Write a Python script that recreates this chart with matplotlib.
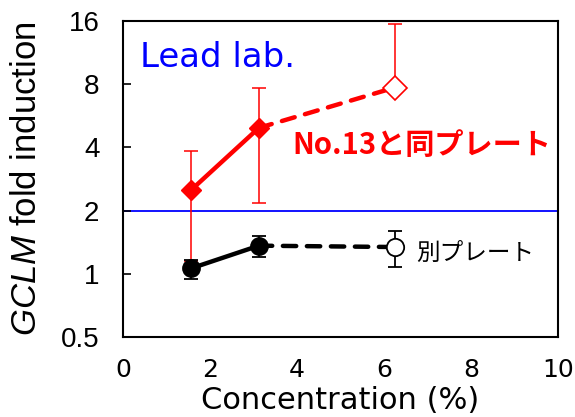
import matplotlib
matplotlib.use("Agg")
import matplotlib.pyplot as plt
from matplotlib.ticker import FixedLocator, NullLocator

plt.rcParams["mathtext.fontset"] = "custom"
plt.rcParams["mathtext.it"] = "Liberation Sans:italic"

conc = [1.5625, 3.125, 6.25]
red_vals = [2.5, 4.95, 7.7]
red_err_lo = [1.15, 2.18, 7.7]
red_err_hi = [3.82, 7.7, 15.5]
blk_vals = [1.06, 1.36, 1.34]
blk_err_lo = [0.94, 1.2, 1.08]
blk_err_hi = [1.16, 1.52, 1.59]
yticks = [0.5, 1, 2, 4, 8, 16]
ytick_labels = ["0.5", "1", "2", "4", "8", "16"]
xticks = [0, 2, 4, 6, 8, 10]

fig = plt.figure(figsize=(5.75, 4.17), dpi=100)
ax = fig.add_axes([0.214, 0.192, 0.756, 0.758])
ax.set_yscale("log", base=2)
ax.set_ylim(0.5, 16)
ax.set_xlim(0, 10)

ax.axhline(2, color="#0000ff", lw=1.3, zorder=1)

# error bars
ax.errorbar(conc, red_vals,
            yerr=[[v - l for v, l in zip(red_vals, red_err_lo)],
                  [h - v for v, h in zip(red_vals, red_err_hi)]],
            fmt="none", ecolor="red", elinewidth=1.1, capsize=5, capthick=1.1, zorder=2)
ax.errorbar(conc, blk_vals,
            yerr=[[v - l for v, l in zip(blk_vals, blk_err_lo)],
                  [h - v for v, h in zip(blk_vals, blk_err_hi)]],
            fmt="none", ecolor="black", elinewidth=1.3, capsize=5, capthick=1.3, zorder=2)

# lines
dash = (0, (3.0, 2.4))
ax.plot(conc[:2], red_vals[:2], color="red", lw=3.2, zorder=3)
ax.plot(conc[1:], red_vals[1:], color="red", lw=3.2, ls=dash, dash_capstyle="round", zorder=3)
ax.plot(conc[:2], blk_vals[:2], color="black", lw=3.2, zorder=3)
ax.plot(conc[1:], blk_vals[1:], color="black", lw=3.2, ls=dash, dash_capstyle="round", zorder=3)

# markers
ax.plot(conc[:2], red_vals[:2], ls="none", marker="D", ms=10, color="red", zorder=4)
ax.plot(conc[2:], red_vals[2:], ls="none", marker="D", ms=12, mfc="white", mec="red", mew=1.2, zorder=4)
ax.plot(conc[:2], blk_vals[:2], ls="none", marker="o", ms=12.5, color="black", zorder=4)
ax.plot(conc[2:], blk_vals[2:], ls="none", marker="o", ms=12.5, mfc="white", mec="black", mew=1.3, zorder=4)

ax.yaxis.set_major_locator(FixedLocator(yticks))
ax.yaxis.set_minor_locator(NullLocator())
ax.set_yticklabels(ytick_labels, fontfamily="Liberation Sans", fontsize=20)
ax.set_xticks(xticks)
ax.set_xticklabels([str(x) for x in xticks], fontfamily="DejaVu Sans", fontsize=18)
ax.tick_params(axis="y", direction="in", length=6, width=1.2, pad=17)
ax.tick_params(axis="x", length=0, pad=15)
for s in ax.spines.values():
    s.set_linewidth(1.5)

ax.set_xlabel("Concentration (%)", fontfamily="DejaVu Sans", fontsize=22, labelpad=3)
ax.set_ylabel(r"$\mathit{GCLM}$ fold induction", fontfamily="Liberation Sans", fontsize=25, labelpad=13)

ax.text(0.04, 0.935, "Lead lab.", transform=ax.transAxes, color="#0000ff",
        fontfamily="DejaVu Sans", fontsize=24.5, va="top", ha="left")
ax.text(3.9, 4.1, "No.13と同プレート", color="red", fontweight="bold",
        family=["Noto Sans CJK JP", "DejaVu Sans"], fontsize=21, va="center", ha="left")
ax.text(6.75, 1.25, "別プレート", color="black",
        family=["Noto Sans CJK JP", "DejaVu Sans"], fontsize=17, va="center", ha="left")

fig.savefig("out.png", dpi=100)
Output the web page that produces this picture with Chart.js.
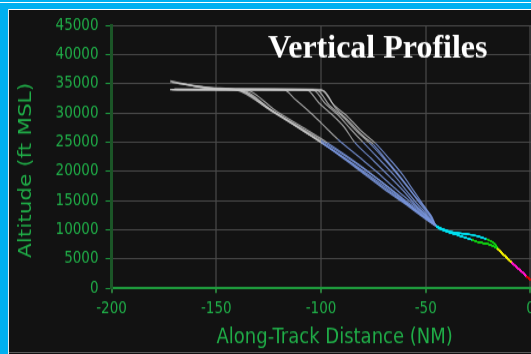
<!DOCTYPE html>
<html>
<head>
<meta charset="utf-8">
<script src="https://cdn.jsdelivr.net/npm/chart.js@4.4.0/dist/chart.umd.min.js"></script>
<style>
  html, body { margin: 0; padding: 0; background: #121212; overflow: hidden; width: 531px; height: 354px; }
  #stretch { position: absolute; left: 0; top: 0; transform: scaleY(1.2); transform-origin: 0 0; }
  .edge { position: absolute; z-index: 2; }
</style>
</head>
<body>
<div id="stretch"><canvas id="profiles" width="600" height="295"></canvas></div>
<div class="edge" style="left:0;top:0;width:531px;height:2px;background:#00b0f0"></div>
<div class="edge" style="left:0;top:2px;width:531px;height:1px;background:#ffffff"></div>
<div class="edge" style="left:0;top:3px;width:531px;height:6px;background:#00b0f0"></div>
<div class="edge" style="left:8px;top:9px;width:523px;height:1px;background:#ffffff"></div>
<div class="edge" style="left:0;top:3px;width:8px;height:351px;background:#00b0f0"></div>
<div class="edge" style="left:8px;top:9px;width:1px;height:345px;background:#e8e8e8"></div>
<div class="edge" style="left:9px;top:352px;width:522px;height:1px;background:#5a5a5a"></div>
<script>
// axis ranges (the original plot runs a little past 0, the picture is cut there)
let X_MIN = -200, X_MAX = 13, X_STEP = 50;
let Y_MIN = 0, Y_MAX = 45000, Y_STEP = 5000;

// tracks: [along-track distance NM, altitude ft]
let trackA1 = [[-172,35500],[-149,34000],[-141,34000],[-125,30700],[-108,27100],[-100,25300],[-85,21800],[-70,17900],[-60,15100],[-50,12300]];
let trackA2 = [[-171,35200],[-152,34300],[-140,33900],[-124,30400],[-108,26800],[-100,25000],[-85,21400],[-70,17500],[-61,15000],[-51,12400]];
let trackA3 = [[-170,34100],[-139,34000],[-123,30300],[-107,26600],[-99,24700],[-84,21000],[-70,17200],[-60,14600],[-50,12000]];
let trackA4 = [[-168,35000],[-148,34100],[-138,33800],[-122,30000],[-106,26400],[-98,24500],[-84,20800],[-70,17000],[-61,14700]];
let trackA5 = [[-172,34000],[-137,34000],[-121,30200],[-105,26700],[-97,24900],[-82,21200],[-69,17600],[-58,14300]];
let trackB1 = [[-171,34000],[-118,34000],[-112,32200],[-105,30000],[-100,28300],[-92,25500],[-82,22500],[-73,19800],[-65,17200],[-58,15000],[-51,12800]];
let trackC1 = [[-172,34000],[-107,34000],[-101,31700],[-95,29800],[-89,27600],[-84,25000],[-76,22200],[-67,19000],[-60,16400],[-55,14300],[-50,12600]];
let trackC2 = [[-170,34000],[-104,34000],[-98,31600],[-92,29700],[-86,27300],[-80,25000],[-72,22000],[-65,19300],[-59,16600],[-54,14400],[-49,12500]];
let trackC3 = [[-169,34000],[-102,33900],[-96,31300],[-90,29500],[-83,26900],[-77,24900],[-70,22200],[-64,19700],[-58,17000],[-53,14600],[-48,12400]];
let trackC4 = [[-172,35300],[-150,34200],[-100,34000],[-94,31400],[-88,29600],[-81,27000],[-74,24800],[-67,22000],[-61,19400],[-56,16800],[-52,14700],[-48,12600]];
let trackC5 = [[-171,34000],[-99,33800],[-93,30800],[-87,28700],[-80,26100],[-75,24600],[-68,21600],[-62,19000],[-56,16200],[-51,14000],[-47,12200]];

// final approach, shared by all tracks
let tailUpper = [[-45,10700],[-40,9900],[-36,9500],[-30,9250],[-25,8900],[-21,8400],[-17,7600],[-15,6500],[-12,5500],[-9,4400],[-5,3100],[-2,2100],[0,1400]];
let tailLower = [[-45,10600],[-40,9700],[-34,9000],[-28,8300],[-24,7800],[-19,7400],[-16,6800],[-13,5800],[-9,4400],[-5,3100],[-2,2100],[0,1400]];

let TRACKS = [
	[trackA1, tailLower], [trackA2, tailLower], [trackA3, tailUpper], [trackA4, tailLower], [trackA5, tailLower],
	[trackB1, tailUpper], [trackC1, tailLower], [trackC2, tailUpper], [trackC3, tailLower], [trackC4, tailUpper], [trackC5, tailLower],
];

let GREEN = '#20ad48';
let TICK_FONT = { family: 'DejaVu Sans', size: 13.5 };
let TITLE_FONT = { family: 'DejaVu Sans', size: 18 };

function altColor(alt) {
	if (alt > 24500) return 'rgba(200,200,200,0.75)';
	if (alt > 10600) return 'rgba(122,150,222,0.85)';
	if (alt > 8200) return '#00e0f0';
	if (alt > 6900) return '#12d012';
	if (alt > 4600) return '#f2ee00';
	if (alt > 1800) return '#ff14c8';
	return '#e00000';
}

let datasets = TRACKS.map(([head, tail]) => {
	return {
		data: head.concat(tail).map(([x, y]) => ({ x: x, y: y })),
		borderWidth: 1.2,
		pointRadius: 0,
		cubicInterpolationMode: 'monotone',
		segment: {
			borderColor: (c) => altColor((c.p0.parsed.y + c.p1.parsed.y) / 2),
		},
	};
});

// title sits inside the plot and is not stretched like the rest
let plotTitle = {
	id: 'plotTitle',
	afterDraw(chart) {
		let ctx = chart.ctx;
		ctx.save();
		ctx.translate(268, 57 / 1.2);
		ctx.scale(1, 1 / 1.2);
		ctx.fillStyle = '#ffffff';
		ctx.font = 'bold 32px "Liberation Serif", "Times New Roman", serif';
		ctx.textBaseline = 'alphabetic';
		ctx.fillText('Vertical Profiles', 0, 0);
		ctx.restore();
	},
};

var ctx = document.getElementById('profiles').getContext('2d');
var profileChart = new Chart(ctx, {
	type: 'line',
	data: { datasets: datasets },
	plugins: [plotTitle],
	options: {
		responsive: false,
		animation: false,
		layout: { padding: { left: 9, top: 21, right: 42.3, bottom: 3 } },
		plugins: { legend: { display: false }, tooltip: { enabled: false } },
		scales: {
			x: {
				type: 'linear',
				min: X_MIN,
				max: X_MAX,
				afterBuildTicks: (scale) => {
					scale.ticks = scale.ticks.filter((t) => t.value % X_STEP === 0);
				},
				ticks: { stepSize: X_STEP, color: GREEN, font: TICK_FONT, padding: 5, maxRotation: 0, format: { useGrouping: false } },
				grid: {
					color: (c) => (c.tick && c.tick.value === X_MIN ? 'rgba(0,0,0,0)' : '#333333'),
					lineWidth: 2,
					tickColor: '#2a7a3a',
					tickLength: 4,
				},
				border: { color: '#1e9a3c', width: 1.5 },
				title: { display: true, text: 'Along-Track Distance (NM)', color: GREEN, font: TITLE_FONT, padding: { top: 0, bottom: 0 } },
			},
			y: {
				min: Y_MIN,
				max: Y_MAX,
				ticks: { stepSize: Y_STEP, color: GREEN, font: TICK_FONT, padding: 7, format: { useGrouping: false } },
				grid: {
					color: (c) => (c.tick && c.tick.value === Y_MIN ? '#1e9a3c' : '#4a4a4a'),
					lineWidth: 1,
					tickColor: '#1e9a40',
					tickLength: 6,
				},
				border: { color: '#1b5527', width: 3 },
				// trailing spaces nudge the centred title down a little, as in the original
				title: { display: true, text: 'Altitude (ft MSL)    ', color: GREEN, font: TITLE_FONT, padding: { top: 7, bottom: 11 } },
			},
		},
	},
});
</script>
</body>
</html>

- Exercise brief -
Exclude any pictures, and restate word for word the lines from the one containing "Output the web" through the one containing "let Y_MIN = 0, Y_MAX = 45000, Y_STEP = 5000;", both included.

- Answer to the exercise -
Output the web page that produces this picture with Chart.js.
<!DOCTYPE html>
<html>
<head>
<meta charset="utf-8">
<script src="https://cdn.jsdelivr.net/npm/chart.js@4.4.0/dist/chart.umd.min.js"></script>
<style>
  html, body { margin: 0; padding: 0; background: #121212; overflow: hidden; width: 531px; height: 354px; }
  #stretch { position: absolute; left: 0; top: 0; transform: scaleY(1.2); transform-origin: 0 0; }
  .edge { position: absolute; z-index: 2; }
</style>
</head>
<body>
<div id="stretch"><canvas id="profiles" width="600" height="295"></canvas></div>
<div class="edge" style="left:0;top:0;width:531px;height:2px;background:#00b0f0"></div>
<div class="edge" style="left:0;top:2px;width:531px;height:1px;background:#ffffff"></div>
<div class="edge" style="left:0;top:3px;width:531px;height:6px;background:#00b0f0"></div>
<div class="edge" style="left:8px;top:9px;width:523px;height:1px;background:#ffffff"></div>
<div class="edge" style="left:0;top:3px;width:8px;height:351px;background:#00b0f0"></div>
<div class="edge" style="left:8px;top:9px;width:1px;height:345px;background:#e8e8e8"></div>
<div class="edge" style="left:9px;top:352px;width:522px;height:1px;background:#5a5a5a"></div>
<script>
// axis ranges (the original plot runs a little past 0, the picture is cut there)
let X_MIN = -200, X_MAX = 13, X_STEP = 50;
let Y_MIN = 0, Y_MAX = 45000, Y_STEP = 5000;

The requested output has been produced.